Encyclopedia Britannica and Merriam-Webster just dropped a major copyright lawsuit on OpenAI, alleging the AI giant trained GPT-4 on their premium content without permission—and now the model spits out near-verbatim copies on demand. Filed Friday, the suit claims OpenAI systematically scraped and memorized copyrighted encyclopedia entries and dictionary definitions, adding fresh fuel to the already blazing debate over AI training practices and intellectual property rights.
OpenAI is facing another heavyweight copyright battle. Encyclopedia Britannica and dictionary publisher Merriam-Webster filed a lawsuit Friday alleging the AI company systematically copied their copyrighted content to train ChatGPT, then generated responses that reproduce their work without permission or attribution, Reuters first reported.
The allegations are pretty damning.
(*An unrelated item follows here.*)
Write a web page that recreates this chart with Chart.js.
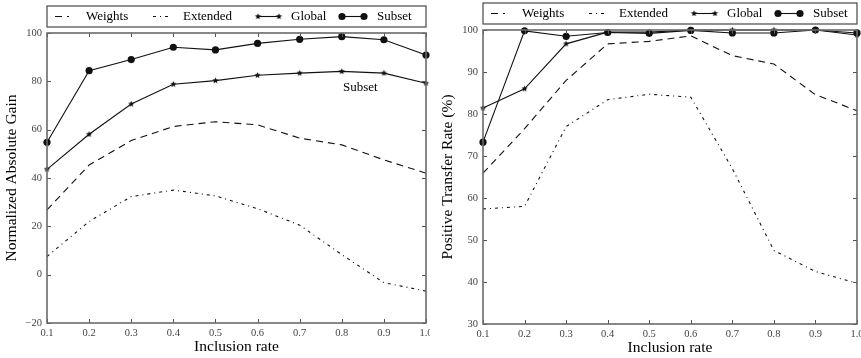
<!DOCTYPE html>
<html><head><meta charset="utf-8">
<script src="https://cdn.jsdelivr.net/npm/chart.js@4"></script>
<style>
html,body{margin:0;padding:0;background:#fff;overflow:hidden;}
#w{position:relative;width:861px;height:358px;}
.c{position:absolute;top:0;height:358px;}
</style></head><body>
<div id="w">
<div class="c" style="left:0;width:430px"><canvas id="c1"></canvas></div>
<div class="c" style="left:430px;width:431px"><canvas id="c2"></canvas></div>
</div>
<script>
// ---- data ----
const inclusionRates = [0.1, 0.2, 0.3, 0.4, 0.5, 0.6, 0.7, 0.8, 0.9, 1.0];
const seriesNames = ['Weights', 'Extended', 'Global', 'Subset'];
// left panel: Normalized Absolute Gain
const gainWeights  = [26.8, 45.4, 55.5, 61.3, 63.3, 62.0, 56.5, 53.7, 47.5, 42.0];
const gainExtended = [7.5, 22.0, 32.3, 35.0, 32.6, 27.3, 20.5, 8.3, -3.3, -6.8];
const gainGlobal   = [43.6, 58.1, 70.6, 78.8, 80.3, 82.5, 83.4, 84.1, 83.4, 79.2];
const gainSubset   = [54.8, 84.4, 89.0, 94.1, 93.0, 95.7, 97.4, 98.5, 97.2, 90.9];
const gainTicks    = [-20, 0, 20, 40, 60, 80, 100];
const gainNote     = {text: 'Subset', x: 0.844, y: 77.5};
// right panel: Positive Transfer Rate (%)
const ptrWeights   = [65.9, 76.5, 88.0, 96.7, 97.3, 98.6, 93.9, 91.9, 84.6, 80.8];
const ptrExtended  = [57.4, 58.0, 77.0, 83.4, 84.7, 84.0, 67.0, 47.5, 42.5, 39.7];
const ptrGlobal    = [81.4, 86.0, 96.7, 99.5, 99.5, 100, 100, 100, 100, 98.8];
const ptrSubset    = [73.3, 99.8, 98.5, 99.4, 99.2, 99.9, 99.3, 99.3, 100, 99.3];
const ptrTicks     = [30, 40, 50, 60, 70, 80, 90, 100];

// ---- styling ----
const SERIF = '"Liberation Serif", "DejaVu Serif", serif';
const INK = '#111';

function makeStar(r) {
  const c = document.createElement('canvas');
  const s = Math.ceil(r * 2 + 2);
  c.width = s; c.height = s;
  const g = c.getContext('2d');
  g.fillStyle = INK;
  g.beginPath();
  for (let i = 0; i < 10; i++) {
    const rad = i % 2 === 0 ? r : r * 0.45;
    const a = -Math.PI / 2 + i * Math.PI / 5;
    const px = s / 2 + rad * Math.cos(a), py = s / 2 + rad * Math.sin(a);
    if (i === 0) g.moveTo(px, py); else g.lineTo(px, py);
  }
  g.closePath(); g.fill();
  return c;
}
const starImg = makeStar(3.3);

const styles = [
  {borderDash: [7, 5], pointRadius: 0},
  {borderDash: [3, 4, 1, 4], pointRadius: 0},
  {borderDash: [], pointStyle: starImg, pointRadius: 3.5},
  {borderDash: [], pointStyle: 'circle', pointRadius: 3.6}
];

function toPoints(vals) { return vals.map((v, i) => ({x: inclusionRates[i], y: v})); }

function buildDatasets(arrs) {
  return arrs.map((vals, i) => ({
    label: seriesNames[i],
    data: toPoints(vals),
    borderColor: INK,
    backgroundColor: INK,
    borderWidth: 1.1,
    borderDash: styles[i].borderDash,
    pointStyle: styles[i].pointStyle || 'circle',
    pointRadius: styles[i].pointRadius,
    pointBorderWidth: 0,
    pointBackgroundColor: INK,
    tension: 0,
    clip: 5,
    order: 4 - i
  }));
}

const legendLayout = {
  sampleStart: [8, 106, 211, 295],
  sampleLen:   [14, 15, 21, 22],
  textStart:   [39, 136, 244, 330]
};

const framePlugin = {
  id: 'framePlugin',
  afterDraw(chart, args, opts) {
    const {ctx, chartArea: a, scales: {x, y}} = chart;
    ctx.save();
    // inward ticks
    ctx.strokeStyle = '#555';
    ctx.lineWidth = 1;
    ctx.beginPath();
    y.ticks.forEach(t => {
      const py = Math.round(y.getPixelForValue(t.value)) + 0.5;
      ctx.moveTo(a.left, py); ctx.lineTo(a.left + 4, py);
      ctx.moveTo(a.right, py); ctx.lineTo(a.right - 4, py);
    });
    x.ticks.forEach(t => {
      const px = Math.round(x.getPixelForValue(t.value)) + 0.5;
      ctx.moveTo(px, a.bottom); ctx.lineTo(px, a.bottom - 4);
      ctx.moveTo(px, a.top); ctx.lineTo(px, a.top + 4);
    });
    ctx.stroke();
    // spines
    ctx.strokeStyle = '#6a6a6a';
    ctx.lineWidth = 1.6;
    ctx.strokeRect(a.left, a.top, a.right - a.left, a.bottom - a.top);
    // legend box
    const bt = a.top - 27, bh = 21;
    ctx.strokeStyle = '#555';
    ctx.lineWidth = 1.3;
    ctx.strokeRect(a.left, bt, a.right - a.left, bh);
    const cy = bt + bh / 2;
    ctx.font = '13px ' + SERIF;
    ctx.fillStyle = '#000';
    ctx.textBaseline = 'middle';
    chart.data.datasets.forEach((ds, i) => {
      const sx = a.left + legendLayout.sampleStart[i];
      const ex = sx + legendLayout.sampleLen[i];
      ctx.strokeStyle = INK;
      ctx.lineWidth = 1.1;
      ctx.setLineDash(ds.borderDash || []);
      ctx.beginPath();
      ctx.moveTo(sx, cy); ctx.lineTo(ex, cy);
      ctx.stroke();
      ctx.setLineDash([]);
      if (ds.pointRadius > 0) {
        [sx, ex].forEach(px => {
          if (ds.pointStyle === 'circle') {
            ctx.fillStyle = INK;
            ctx.beginPath(); ctx.arc(px, cy, ds.pointRadius, 0, Math.PI * 2); ctx.fill();
          } else {
            const im = ds.pointStyle;
            ctx.drawImage(im, px - im.width / 2, cy - im.height / 2);
          }
        });
      }
      ctx.fillStyle = '#000';
      ctx.fillText(ds.label, a.left + legendLayout.textStart[i], cy + 0.5);
    });
    // annotation
    if (opts && opts.note) {
      ctx.font = '13px ' + SERIF;
      ctx.textAlign = 'center';
      ctx.fillStyle = '#000';
      ctx.fillText(opts.note.text, x.getPixelForValue(opts.note.x), y.getPixelForValue(opts.note.y));
    }
    ctx.restore();
  }
};

function makeChart(id, arrs, yTicks, yTitle, cfg) {
  return new Chart(document.getElementById(id), {
    type: 'line',
    data: {datasets: buildDatasets(arrs)},
    options: {
      responsive: true,
      maintainAspectRatio: false,
      animation: false,
      devicePixelRatio: 1,
      layout: {padding: {top: cfg.top, right: 0, left: 0, bottom: 0}},
      plugins: {
        legend: {display: false},
        tooltip: {enabled: false},
        framePlugin: {note: cfg.note}
      },
      scales: {
        x: {
          type: 'linear',
          min: inclusionRates[0],
          max: inclusionRates[inclusionRates.length - 1],
          afterBuildTicks: s => { s.ticks = inclusionRates.map(v => ({value: v})); },
          afterFit: s => { s.height = cfg.xh; s.paddingLeft = 0; s.paddingRight = 0; },
          grid: {display: false, drawTicks: false},
          border: {display: false},
          ticks: {
            padding: 4, color: '#444', maxRotation: 0, autoSkip: false,
            font: {family: SERIF, size: 10.5},
            callback: v => Number(v).toFixed(1)
          },
          title: {
            display: true, text: 'Inclusion rate', color: '#000',
            font: {family: SERIF, size: 15.5},
            padding: {top: 0, bottom: cfg.xtb}
          }
        },
        y: {
          type: 'linear',
          min: yTicks[0],
          max: yTicks[yTicks.length - 1],
          afterBuildTicks: s => { s.ticks = yTicks.map(v => ({value: v})); },
          afterFit: s => { s.width = cfg.yw; },
          grid: {display: false, drawTicks: false},
          border: {display: false},
          ticks: {
            padding: 5, color: '#444',
            font: {family: SERIF, size: 10.5},
            callback: v => v < 0 ? '\u2212' + Math.abs(v) : String(v)
          },
          title: {
            display: true, text: yTitle, color: '#000',
            font: {family: SERIF, size: 15.5},
            padding: {top: cfg.ytp, bottom: 0}
          }
        }
      }
    },
    plugins: [framePlugin]
  });
}

makeChart('c1', [gainWeights, gainExtended, gainGlobal, gainSubset], gainTicks,
  'Normalized Absolute Gain', {top: 33, xh: 35, yw: 47, xtb: 2, ytp: 3, note: gainNote});
makeChart('c2', [ptrWeights, ptrExtended, ptrGlobal, ptrSubset], ptrTicks,
  'Positive Transfer Rate (%)', {top: 30, xh: 34, yw: 53, xtb: 1, ytp: 9, note: null});
</script>
</body></html>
According to the complaint filed in federal court, GPT-4 has essentially memorized huge chunks of Britannica's encyclopedia entries. "GPT-4 itself has 'memorized' much of Britannica's copyrighted content and will output near-verbatim copies of significant portions on demand," the lawsuit states. "The memorized examples are unauthorized copies that [OpenAI] used to train their models, including GPT-4."
This isn't just about a few snippets here and there. The publishers claim OpenAI engaged in a pattern of wholesale copying, scraping their carefully curated reference materials to build out the knowledge base that makes ChatGPT seem so authoritative. When users ask ChatGPT for information, they're often getting responses that closely mirror—sometimes word-for-word—content that Britannica and Merriam-Webster spent resources creating and fact-checking.
The timing couldn't be more pointed. OpenAI has been on a signing spree lately, cutting licensing deals with major publishers like News Corp and the Associated Press to legitimize its training data sources. But those agreements came after the company had already trained its models on massive amounts of web content—including, the lawsuit alleges, premium reference materials that were never meant to be free for commercial AI training.
Britannica and Merriam-Webster join a growing chorus of publishers and creators taking legal action against AI companies. The New York Times sued OpenAI and Microsoft in December 2023 over similar allegations of copyright infringement. Authors including John Grisham and George R.R. Martin have filed their own suits. Visual artists are challenging image generators like Stable Diffusion and Midjourney. The legal landscape is getting messy, fast.
What makes this case particularly interesting is who's bringing it. Encyclopedia Britannica isn't some scrappy startup crying foul—it's a 255-year-old institution that's been the gold standard for reference content since before the internet existed. Merriam-Webster has been America's dictionary authority since 1828. These are companies that built entire business models around being trusted, curated sources of information. Now they're watching an AI model trained on their work compete directly with them for user attention.
The legal argument centers on whether AI training constitutes fair use—a question that's becoming the defining intellectual property battle of the AI era. OpenAI and other AI companies have argued that training models on publicly available content is transformative use protected under copyright law. Publishers and creators counter that systematic copying for commercial purposes can't be fair use, especially when the resulting AI outputs can substitute for the original works.
The stakes are enormous. If Britannica and Merriam-Webster prevail, it could force OpenAI and other AI companies to either pay licensing fees for training data or strip their models of knowledge derived from copyrighted sources. That could fundamentally reshape how large language models are built and trained. It might also create a lucrative new revenue stream for content owners who've watched AI companies build billion-dollar valuations on the back of their intellectual property.
OpenAI hasn't publicly responded to the lawsuit yet, but the company has consistently maintained that its training practices fall within legal bounds. In previous cases, OpenAI has argued that its models learn patterns and concepts from training data rather than storing and reproducing content verbatim. The Britannica complaint directly challenges that narrative with allegations of memorization and near-verbatim reproduction.
For context, GPT-4 was trained on hundreds of billions of words scraped from the internet, books, and other text sources. The model reportedly cost over $100 million to train, and OpenAI has been notoriously secretive about exactly what data went into it. The company has said it filters out copyrighted content when possible, but clearly publishers like Britannica believe their content made it into the training mix anyway.
This lawsuit could also have ripple effects beyond OpenAI. Google, Meta, and other tech giants are all racing to build more powerful AI models, and they're all grappling with the same fundamental question about training data. If courts establish that reference content requires licensing, it'll reshape the entire AI industry's approach to dataset curation.
The Britannica lawsuit is another flashpoint in the ongoing war over AI training data and copyright. With established reference publishers now joining newspapers, authors, and artists in challenging OpenAI's practices, the company faces mounting legal and financial pressure to either prove its training methods constitute fair use or start paying for the content that powers its models. The outcome will likely set precedent for the entire AI industry and determine whether content creators can claw back control—and compensation—for intellectual property that's already been ingested by dozens of large language models. Watch for OpenAI's response and whether other reference publishers follow Britannica's lead.